§ Exercise: Leave out the pictures and restate the rest of the data exactly.

§ Raw data:

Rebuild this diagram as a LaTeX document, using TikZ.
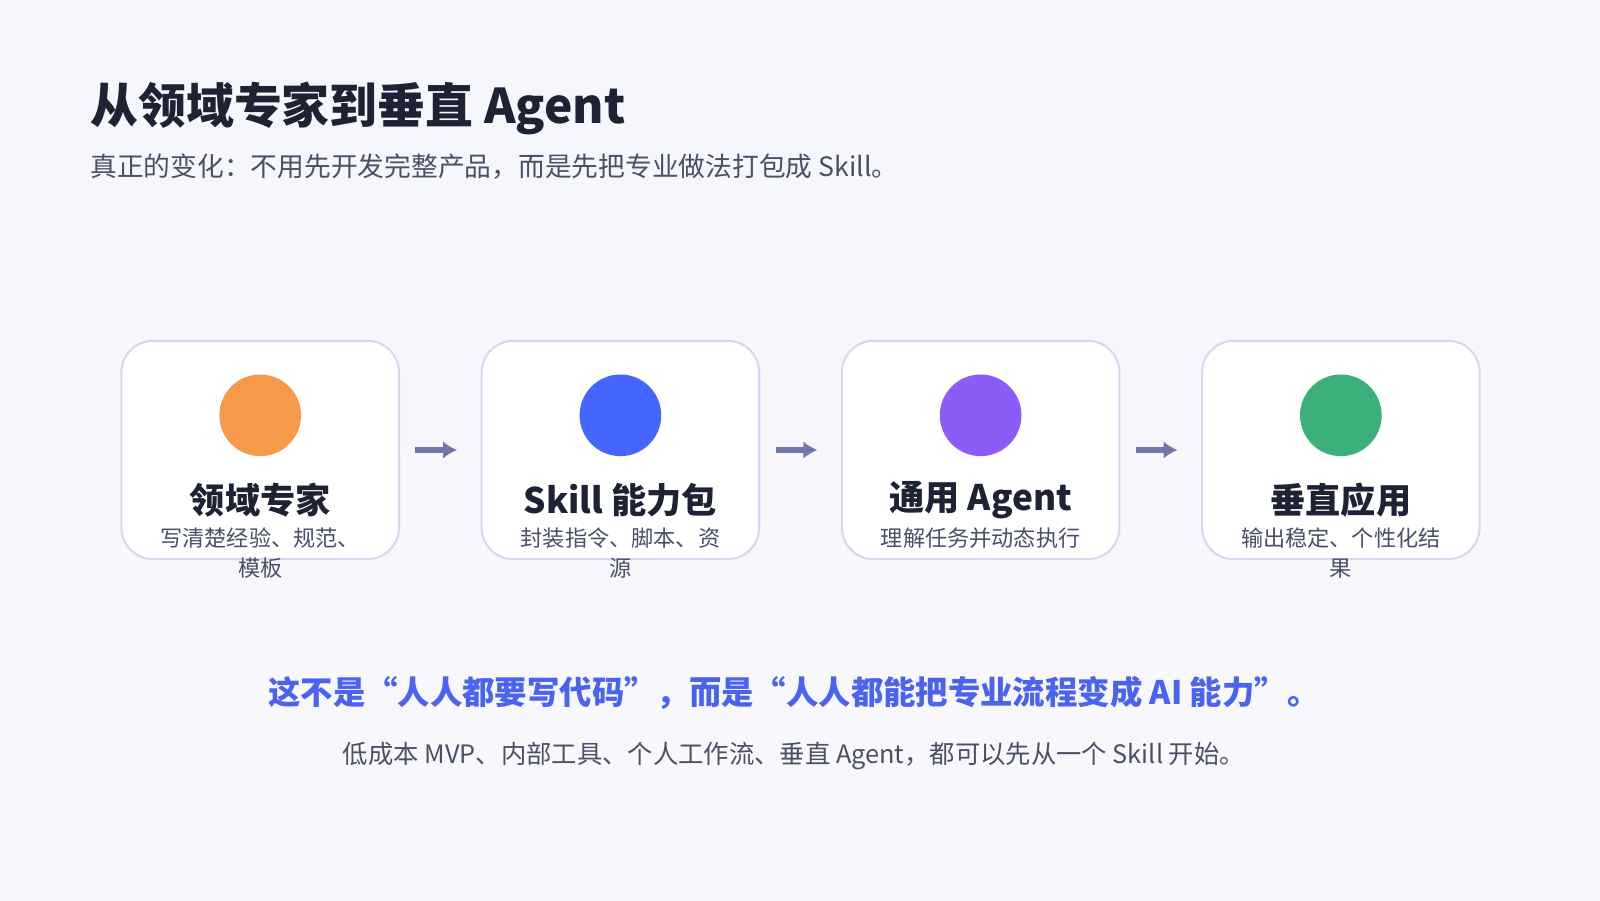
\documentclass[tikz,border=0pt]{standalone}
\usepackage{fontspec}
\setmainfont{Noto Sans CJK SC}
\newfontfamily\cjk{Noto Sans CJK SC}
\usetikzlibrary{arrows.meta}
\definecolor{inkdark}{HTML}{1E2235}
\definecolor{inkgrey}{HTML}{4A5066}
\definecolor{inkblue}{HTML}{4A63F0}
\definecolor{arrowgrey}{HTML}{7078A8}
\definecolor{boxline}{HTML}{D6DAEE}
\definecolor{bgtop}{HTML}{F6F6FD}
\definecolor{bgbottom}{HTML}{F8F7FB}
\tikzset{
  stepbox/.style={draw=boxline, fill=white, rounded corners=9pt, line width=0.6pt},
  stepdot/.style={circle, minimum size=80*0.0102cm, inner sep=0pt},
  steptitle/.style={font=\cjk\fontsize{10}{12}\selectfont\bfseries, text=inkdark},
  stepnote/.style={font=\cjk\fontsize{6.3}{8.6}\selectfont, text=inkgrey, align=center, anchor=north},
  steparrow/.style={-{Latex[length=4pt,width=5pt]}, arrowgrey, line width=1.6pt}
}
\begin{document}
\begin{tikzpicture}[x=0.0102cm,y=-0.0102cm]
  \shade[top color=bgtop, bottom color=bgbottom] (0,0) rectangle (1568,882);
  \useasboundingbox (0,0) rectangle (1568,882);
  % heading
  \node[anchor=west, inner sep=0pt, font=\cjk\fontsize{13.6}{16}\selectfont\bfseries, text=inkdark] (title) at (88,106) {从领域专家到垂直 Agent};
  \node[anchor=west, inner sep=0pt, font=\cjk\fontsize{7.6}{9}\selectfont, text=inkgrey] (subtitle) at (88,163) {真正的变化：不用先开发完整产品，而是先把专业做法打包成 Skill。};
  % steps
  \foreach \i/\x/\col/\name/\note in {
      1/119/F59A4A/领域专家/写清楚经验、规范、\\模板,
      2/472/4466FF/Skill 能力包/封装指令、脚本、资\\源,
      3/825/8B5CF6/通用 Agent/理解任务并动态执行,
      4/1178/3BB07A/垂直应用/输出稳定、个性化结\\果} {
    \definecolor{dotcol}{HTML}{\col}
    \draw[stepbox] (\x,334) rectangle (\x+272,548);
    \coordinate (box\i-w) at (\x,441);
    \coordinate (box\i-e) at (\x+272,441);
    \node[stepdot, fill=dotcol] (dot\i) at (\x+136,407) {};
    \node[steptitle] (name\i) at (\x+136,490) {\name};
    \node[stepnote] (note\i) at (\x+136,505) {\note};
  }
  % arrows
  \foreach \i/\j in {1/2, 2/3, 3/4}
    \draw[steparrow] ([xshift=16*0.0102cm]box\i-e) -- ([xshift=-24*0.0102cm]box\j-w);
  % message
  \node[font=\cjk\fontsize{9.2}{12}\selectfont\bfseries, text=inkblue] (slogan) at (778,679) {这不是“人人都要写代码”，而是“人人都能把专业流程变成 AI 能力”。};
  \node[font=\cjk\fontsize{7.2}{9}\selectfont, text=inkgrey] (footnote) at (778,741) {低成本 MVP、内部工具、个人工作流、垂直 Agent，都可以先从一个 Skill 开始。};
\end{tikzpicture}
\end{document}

§ The answer:
Rebuild this diagram as a LaTeX document, using TikZ.
\documentclass[tikz,border=0pt]{standalone}
\usepackage{fontspec}
\setmainfont{Noto Sans CJK SC}
\newfontfamily\cjk{Noto Sans CJK SC}
\usetikzlibrary{arrows.meta}
\definecolor{inkdark}{HTML}{1E2235}
\definecolor{inkgrey}{HTML}{4A5066}
\definecolor{inkblue}{HTML}{4A63F0}
\definecolor{arrowgrey}{HTML}{7078A8}
\definecolor{boxline}{HTML}{D6DAEE}
\definecolor{bgtop}{HTML}{F6F6FD}
\definecolor{bgbottom}{HTML}{F8F7FB}
\tikzset{
  stepbox/.style={draw=boxline, fill=white, rounded corners=9pt, line width=0.6pt},
  stepdot/.style={circle, minimum size=80*0.0102cm, inner sep=0pt},
  steptitle/.style={font=\cjk\fontsize{10}{12}\selectfont\bfseries, text=inkdark},
  stepnote/.style={font=\cjk\fontsize{6.3}{8.6}\selectfont, text=inkgrey, align=center, anchor=north},
  steparrow/.style={-{Latex[length=4pt,width=5pt]}, arrowgrey, line width=1.6pt}
}
\begin{document}
\begin{tikzpicture}[x=0.0102cm,y=-0.0102cm]
  \shade[top color=bgtop, bottom color=bgbottom] (0,0) rectangle (1568,882);
  \useasboundingbox (0,0) rectangle (1568,882);
  % heading
  \node[anchor=west, inner sep=0pt, font=\cjk\fontsize{13.6}{16}\selectfont\bfseries, text=inkdark] (title) at (88,106) {从领域专家到垂直 Agent};
  \node[anchor=west, inner sep=0pt, font=\cjk\fontsize{7.6}{9}\selectfont, text=inkgrey] (subtitle) at (88,163) {真正的变化：不用先开发完整产品，而是先把专业做法打包成 Skill。};
  % steps
  \foreach \i/\x/\col/\name/\note in {
      1/119/F59A4A/领域专家/写清楚经验、规范、\\模板,
      2/472/4466FF/Skill 能力包/封装指令、脚本、资\\源,
      3/825/8B5CF6/通用 Agent/理解任务并动态执行,
      4/1178/3BB07A/垂直应用/输出稳定、个性化结\\果} {
    \definecolor{dotcol}{HTML}{\col}
    \draw[stepbox] (\x,334) rectangle (\x+272,548);
    \coordinate (box\i-w) at (\x,441);
    \coordinate (box\i-e) at (\x+272,441);
    \node[stepdot, fill=dotcol] (dot\i) at (\x+136,407) {};
    \node[steptitle] (name\i) at (\x+136,490) {\name};
    \node[stepnote] (note\i) at (\x+136,505) {\note};
  }
  % arrows
  \foreach \i/\j in {1/2, 2/3, 3/4}
    \draw[steparrow] ([xshift=16*0.0102cm]box\i-e) -- ([xshift=-24*0.0102cm]box\j-w);
  % message
  \node[font=\cjk\fontsize{9.2}{12}\selectfont\bfseries, text=inkblue] (slogan) at (778,679) {这不是“人人都要写代码”，而是“人人都能把专业流程变成 AI 能力”。};
  \node[font=\cjk\fontsize{7.2}{9}\selectfont, text=inkgrey] (footnote) at (778,741) {低成本 MVP、内部工具、个人工作流、垂直 Agent，都可以先从一个 Skill 开始。};
\end{tikzpicture}
\end{document}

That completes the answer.